Jumped back into the pleasure that teaching music to 8th
graders is without missing a beat. The first group got right into a groove with
a rockin’ dance tune, Pick Up the Pieces and though we could use some
pumped-up electric guitars and wailing saxophones, the killer grooves fit their
turbulent, electric and energetic 14-year-selves. And then with the second
group, I went in the opposite direction. Started a song made famous by…well,
guess. They came up with Louis Armstrong, Billie Holiday, Ella Fitzgerald and I
told them, yes, those are great jazz singers, but this singer is particularly
memorable. His name is…
Kermit the Frog.
Yep, we started to learn The Rainbow Connection from the
Muppet Movie. Now given the prevailing attitude we have about 8th
graders in our culture, you would be imagining their eyes rolling clean out of
their head with disgust and disdain—“We’re listening to X-rated and
car-expanding rap and hip-hop and you expect us to learn a song from Kermit the
Frog?!!!”
But of course, they unanimously got to work with the equivalent
of “Yippeee!!” Now if you think these kids are special, you’re partly right.
They’re part of a community so safe and supportive that they don’t have to shut
their innocence and childlike-self away in the “uncool” drawer. And some part
of their soul is rejoicing that the wonder of childhood can still be fed even
as their bodies and brains change and they can sing about rainbows and hopes
and dreams. Not too loud and overtly enthusiastically, mind you, but yes, they
all sing and were motivated to find all the notes on the xylophone.
Of course, adolescence now and forever carries peer-group
pressure, fear of ridicule, worry about fitting in and being cool, mandatory
eye-rolling and its share of low energy and despondence next to hyper-crazed
Yeehaw!! But teenagers I’ve met in Europe and Bali and Ghana and Brazil are not
like the stereotypical American version. They’re more integrated into adult
culture, work, talk with adults, let themselves be playful. And teenagers
everywhere are dreaming, dreaming, dreaming and some with wonderful ideals and
ideas and tender visions. "We are such stuff as dreams are made of" and we close that door at our peril.

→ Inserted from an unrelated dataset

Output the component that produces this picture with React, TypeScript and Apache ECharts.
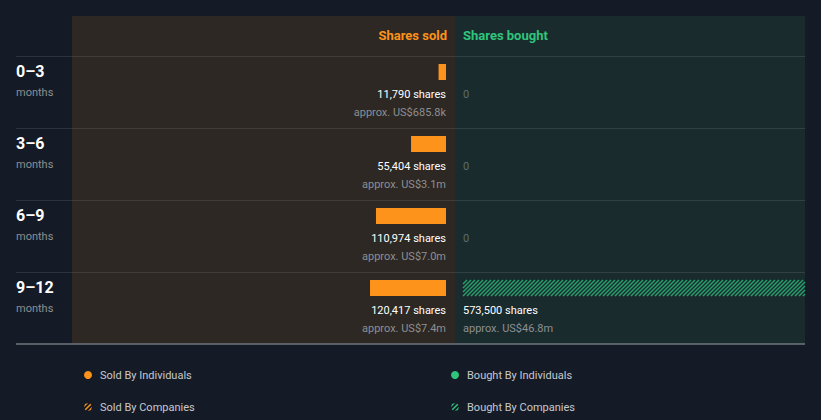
import React, { useEffect, useRef } from 'react';
import * as echarts from 'echarts';

// ---------- data ----------
const periods = ['0–3', '3–6', '6–9', '9–12'];
const periodUnit = 'months';
const soldByIndividuals = [11790, 55404, 110974, 120417];
const soldByCompanies = [0, 0, 0, 0];
const soldValueUSD = ['US$685.8k', 'US$3.1m', 'US$7.0m', 'US$7.4m'];
const boughtByIndividuals = [0, 0, 0, 0];
const boughtByCompanies = [0, 0, 0, 573500];
const boughtValueUSD = ['', '', '', 'US$46.8m'];
const headers = ['Shares sold', 'Shares bought'];
const legendSold = ['Sold By Individuals', 'Sold By Companies'];
const legendBought = ['Bought By Individuals', 'Bought By Companies'];

// ---------- style ----------
const FONT = 'Roboto, sans-serif';
const BG = '#151b26';
const SOLD_BG = '#2d2823';
const BOUGHT_BG = '#1a2b2e';
const ORANGE = '#fd931a';
const GREEN = '#2fc57c';
const HATCH_GREEN = '#27a06c';
const WHITE = '#ffffff';
const GREY = '#8c8f93';

const W = 821;
const H = 420;
const SOLD_RIGHT = 446;
const BOUGHT_LEFT = 463;
const PANEL_RIGHT = 805;
const GRID_TOP = 56;
const ROW_H = 72;
const SCALE_MAX = 580000; // value spanning the sold plot width
const SOLD_LEFT = 80;

const fmt = (n: number) => n.toLocaleString('en-US');

function txt(x: number, y: number, text: string, opts: any) {
  return {
    type: 'text',
    x,
    y,
    silent: true,
    style: {
      text,
      fill: opts.fill,
      fontSize: opts.size,
      fontFamily: FONT,
      fontWeight: opts.weight || 'normal',
      align: opts.align || 'left',
      textAlign: opts.align || 'left',
      verticalAlign: 'middle',
      textVerticalAlign: 'middle',
    },
  };
}

function hatch(x0: number, x1: number, yTop: number, h: number, color: string) {
  const lines: any[] = [];
  const step = 4;
  for (let a = x0 - h; a < x1; a += step) {
    const t0 = Math.max(0, x0 - a);
    const t1 = Math.min(h, x1 - a);
    if (t1 <= t0) continue;
    lines.push({
      type: 'line',
      silent: true,
      shape: { x1: a + t0, y1: yTop + h - t0, x2: a + t1, y2: yTop + h - t1 },
      style: { stroke: color, lineWidth: 1.5 },
    });
  }
  return lines;
}

function hatchCirclePath() {
  const r = 5;
  const stripes = [
    [2.6, 5.2],
    [8.7, 11.3],
    [14.8, 17.4],
  ];
  let d = '';
  for (const [k1, k2] of stripes) {
    const pts: number[][] = [];
    for (const k of [k1, k2]) {
      const dist = Math.abs(k - 10) / Math.SQRT2;
      const L = Math.sqrt(Math.max(0, r * r - dist * dist));
      const e = L / Math.SQRT2;
      pts.push([k / 2 - e, k / 2 + e], [k / 2 + e, k / 2 - e]);
    }
    const p = (q: number[]) => `${q[0].toFixed(2)} ${q[1].toFixed(2)}`;
    d += `M${p(pts[0])} L${p(pts[1])} L${p(pts[3])} L${p(pts[2])} Z `;
  }
  return 'path://' + d.trim();
}

export default function App() {
  const ref = useRef<HTMLDivElement>(null);

  useEffect(() => {
    document.body.style.margin = '0';
    const chart = echarts.init(ref.current!, null, { renderer: 'svg' });

    const soldData = periods.map((_, i) => [i, soldByIndividuals[i], soldByCompanies[i]]);
    const boughtData = periods.map((_, i) => [i, boughtByIndividuals[i], boughtByCompanies[i]]);

    const soldRender = (params: any, api: any) => {
      const row = api.value(0);
      const ind = api.value(1);
      const comp = api.value(2);
      const total = ind + comp;
      const base = api.coord([0, row]);
      const band = api.size([0, 1])[1];
      const top = base[1] - band / 2;
      const children: any[] = [];
      children.push(txt(16, top + 15, periods[row], { fill: WHITE, size: 16, weight: 'bold' }));
      children.push(txt(16, top + 36, periodUnit, { fill: GREY, size: 11 }));
      if (total > 0) {
        const xi = api.coord([ind, row])[0];
        const xt = api.coord([total, row])[0];
        if (ind > 0) {
          children.push({
            type: 'rect',
            shape: { x: xi, y: top + 8, width: base[0] - xi, height: 16 },
            style: { fill: ORANGE },
          });
        }
        if (comp > 0) children.push(...hatch(xt, xi, top + 8, 16, ORANGE));
        children.push(txt(base[0], top + 38, `${fmt(total)} shares`, { fill: WHITE, size: 11, align: 'right' }));
        children.push(
          txt(base[0], top + 56, `approx. ${soldValueUSD[row]}`, { fill: GREY, size: 11, align: 'right' })
        );
      } else {
        children.push(txt(base[0], top + 38, '0', { fill: '#6f6a66', size: 11, align: 'right' }));
      }
      return { type: 'group', children };
    };

    const boughtRender = (params: any, api: any) => {
      const row = api.value(0);
      const ind = api.value(1);
      const comp = api.value(2);
      const total = ind + comp;
      const base = api.coord([0, row]);
      const band = api.size([0, 1])[1];
      const top = base[1] - band / 2;
      const cs = params.coordSys;
      const xMax = cs.x + cs.width;
      const children: any[] = [];
      if (total > 0) {
        const xi = Math.min(api.coord([ind, row])[0], xMax);
        const xt = Math.min(api.coord([total, row])[0], xMax);
        if (ind > 0) {
          children.push({
            type: 'rect',
            shape: { x: base[0], y: top + 8, width: xi - base[0], height: 16 },
            style: { fill: GREEN },
          });
        }
        if (comp > 0) children.push(...hatch(xi, xt, top + 8, 16, HATCH_GREEN));
        children.push(txt(base[0], top + 38, `${fmt(total)} shares`, { fill: WHITE, size: 11 }));
        children.push(txt(base[0], top + 56, `approx. ${boughtValueUSD[row]}`, { fill: GREY, size: 11 }));
      } else {
        children.push(txt(base[0], top + 38, '0', { fill: '#5d6e6c', size: 11 }));
      }
      return { type: 'group', children };
    };

    const sep: any[] = [];
    for (let i = 0; i < periods.length; i++) {
      const y = GRID_TOP + ROW_H * i + 0.5;
      sep.push({
        type: 'line',
        z: -5,
        silent: true,
        shape: { x1: 16, y1: y, x2: PANEL_RIGHT, y2: y },
        style: { stroke: 'rgba(255,255,255,0.1)', lineWidth: 1 },
      });
    }
    const bottomY = GRID_TOP + ROW_H * periods.length - 0.5;

    const hatchIcon = hatchCirclePath();

    const legendCommon = {
      top: 368,
      height: 60,
      padding: 0,
      orient: 'vertical',
      itemWidth: 12,
      itemHeight: 8,
      itemGap: 18,
      selectedMode: false,
      textStyle: { color: '#c5c9ce', fontSize: 11, fontFamily: FONT, lineHeight: 14, padding: [0, 0, 0, 1] },
    };

    const option: any = {
      animation: false,
      backgroundColor: BG,
      textStyle: { fontFamily: FONT },
      grid: [
        { left: SOLD_LEFT, right: W - SOLD_RIGHT, top: GRID_TOP, height: ROW_H * periods.length },
        { left: BOUGHT_LEFT, right: W - PANEL_RIGHT, top: GRID_TOP, height: ROW_H * periods.length },
      ],
      xAxis: [
        { type: 'value', gridIndex: 0, min: 0, max: SCALE_MAX, inverse: true, show: false },
        {
          type: 'value',
          gridIndex: 1,
          min: 0,
          max: (SCALE_MAX * (PANEL_RIGHT - BOUGHT_LEFT)) / (SOLD_RIGHT - SOLD_LEFT),
          show: false,
        },
      ],
      yAxis: [
        { type: 'category', gridIndex: 0, data: periods, inverse: true, show: false },
        { type: 'category', gridIndex: 1, data: periods, inverse: true, show: false },
      ],
      legend: [
        {
          ...legendCommon,
          left: 84,
          data: [
            { name: legendSold[0], icon: 'circle', itemStyle: { color: ORANGE } },
            { name: legendSold[1], icon: hatchIcon, itemStyle: { color: ORANGE } },
          ],
        },
        {
          ...legendCommon,
          left: 451,
          data: [
            { name: legendBought[0], icon: 'circle', itemStyle: { color: GREEN } },
            { name: legendBought[1], icon: hatchIcon, itemStyle: { color: GREEN } },
          ],
        },
      ],
      graphic: [
        {
          type: 'rect',
          z: -10,
          silent: true,
          shape: { x: 72, y: 16, width: 455 - 72, height: bottomY - 16 },
          style: { fill: SOLD_BG },
        },
        {
          type: 'rect',
          z: -10,
          silent: true,
          shape: { x: 455, y: 16, width: PANEL_RIGHT - 455, height: bottomY - 16 },
          style: { fill: BOUGHT_BG },
        },
        ...sep,
        {
          type: 'line',
          z: -5,
          silent: true,
          shape: { x1: 16, y1: bottomY + 0.5, x2: PANEL_RIGHT, y2: bottomY + 0.5 },
          style: { stroke: '#9aa2a6', lineWidth: 1 },
        },
        {
          type: 'text',
          x: 447,
          y: 35,
          silent: true,
          style: {
            text: headers[0],
            fill: ORANGE,
            fontSize: 13,
            fontWeight: 'bold',
            fontFamily: FONT,
            align: 'right',
            textAlign: 'right',
            verticalAlign: 'middle',
            textVerticalAlign: 'middle',
          },
        },
        {
          type: 'text',
          x: BOUGHT_LEFT,
          y: 35,
          silent: true,
          style: {
            text: headers[1],
            fill: GREEN,
            fontSize: 13,
            fontWeight: 'bold',
            fontFamily: FONT,
            align: 'left',
            textAlign: 'left',
            verticalAlign: 'middle',
            textVerticalAlign: 'middle',
          },
        },
      ],
      series: [
        {
          name: legendSold[0],
          type: 'custom',
          xAxisIndex: 0,
          yAxisIndex: 0,
          encode: { x: 1, y: 0 },
          renderItem: soldRender,
          data: soldData,
          silent: true,
        },
        { name: legendSold[1], type: 'bar', xAxisIndex: 0, yAxisIndex: 0, data: [] },
        { name: legendBought[0], type: 'bar', xAxisIndex: 1, yAxisIndex: 1, data: [] },
        {
          name: legendBought[1],
          type: 'custom',
          xAxisIndex: 1,
          yAxisIndex: 1,
          encode: { x: 2, y: 0 },
          renderItem: boughtRender,
          data: boughtData,
          silent: true,
        },
      ],
    };

    chart.setOption(option);
    return () => chart.dispose();
  }, []);

  return <div ref={ref} style={{ width: W, height: H }} />;
}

Anything that shuts them down— a heartless school
culture that doesn’t care about its kids, the Wall St. predators hunting kids down to make them lifelong consumers, the mob mentality of peers and adults who’ve lost their own “rainbow connection"—is committing a genocide of the soul and everyone suffers. It takes effort and energy to keep the door open when the world keeps trying to slam it shut.
How much do I love what these kids were willing to sing? Here’s
verse two:
Who said
that every wish would be heard and answered
When
wished on the morning star?
Somebody
thought of that, and someone believed it,
Look
what it’s done so far.
What’s
so amazing that keeps us stargazing,
And what
do we think we might see?
Someday
we’ll find it, the rainbow connection,
The
lovers, the dreamers and me.
Okay, a little on the corny side, but don’t you dare think you’re
too cool or cynical or jaded at any age to stop wishing and dreaming and
stargazing. I’m not naïve and I can be as bitter and outraged and angry as the
next, but still I keep one eye on the stars and guess what? They come through.
Playing this song with the 8th graders was my rainbow connection.
And guess what else? Today, an extraordinary rainbow did appear
and all the kids and teachers ran out to the yard to witness it. Including the
8th graders. It’s real, people! What’s your rainbow connection?